There might be a type of freedom associated with doing things that people don’t normally approve of. It isn’t the case that all Halloween costumes are a form of rebellion for each girl. But maybe for some meeker girls, having an excuse to be outrageously dressed without anyone passing harsh judgments feels deserving.

Please understand that by using the word “outrageously,” I am not trying to sound prude. I just figure that it is what a mother might say about Saturday’s costumes, and what girls who tend to dress more conservatively might use to describe a “head nurse” outfit complete with fishnet leggings, miniskirt and a low-cut, fire-cracker red, tank top.

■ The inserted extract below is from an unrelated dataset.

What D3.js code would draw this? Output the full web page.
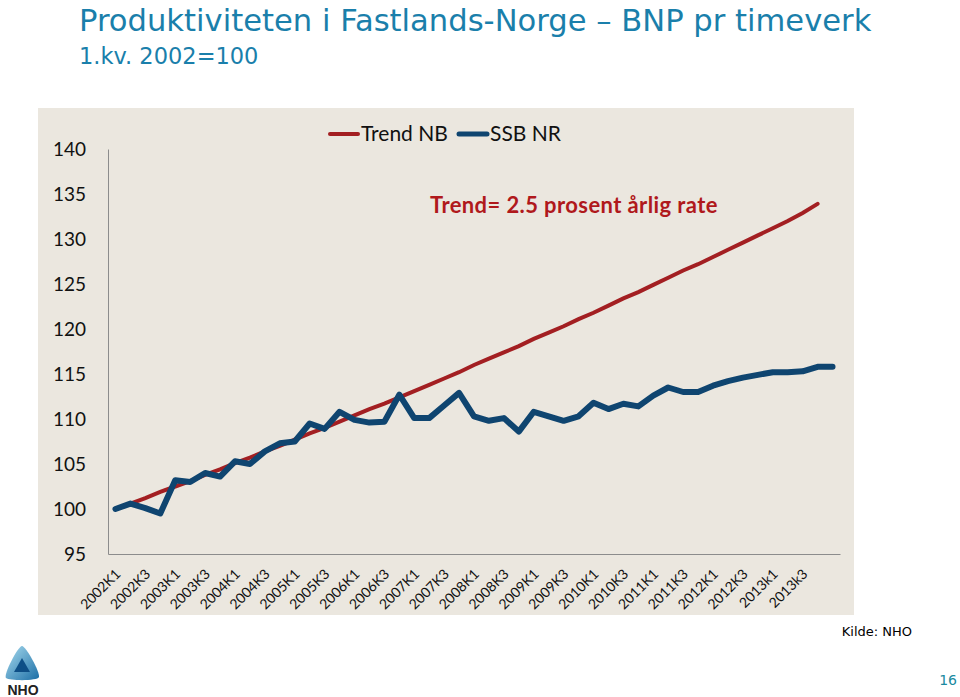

Despite it being an empowering moment, there are still some factors girls should think about when choosing a Halloween costume.

For one, if it’s freezing outside, wear more clothes as opposed to less. This year, girls were lucky. It was a decently warm October night.

Secondly, walking across campus in eight-inch heels just about always turns into walking across campus barefoot. Dignity points drop for any young lady the moment her bare feet begin to contract dirt-filled scratches.

Lastly, a creative idea that gets laughs is always cool. A bunch of girls were able to balance the need to show off skin while still using playful humor with “Walk of Shame” costumes. Be careful though. Either costume ideas are limited for girls, or everyone’s mind is in the same place. Five parties deep that night, I saw the same standard six girl costumes at each one.

Well, what’s done is done, and Halloween has passed, so I’m hoping no one takes this article and beats herself up for not being super original about her costume. After all, it’s one night, and most students have more, or should have more, important issues at hand than what to wear for any occasion.

Although for next year, it could be really quite fun to see something truly shocking. Someone should rent an elephant and dress up (or well, dress down) like Mary Phelps Jacob.

Alyssa Creamer is a Collegian columnist. She can be reached at

One Response to “Next Halloween, go naked”
  1. muad'dib says:

    >It’s like being as invincible as Mario when he hits that superstar power-up – a girl is untouchable to a lot of criticism on Halloween because almost all the girls around her have made that kind of look Halloween’s social norm.

    You rock, and I hope you dress up with some friends as an Invincibility Star and a Mario crew next year. Whenever someone needs some invincibility, they can high-five you or something.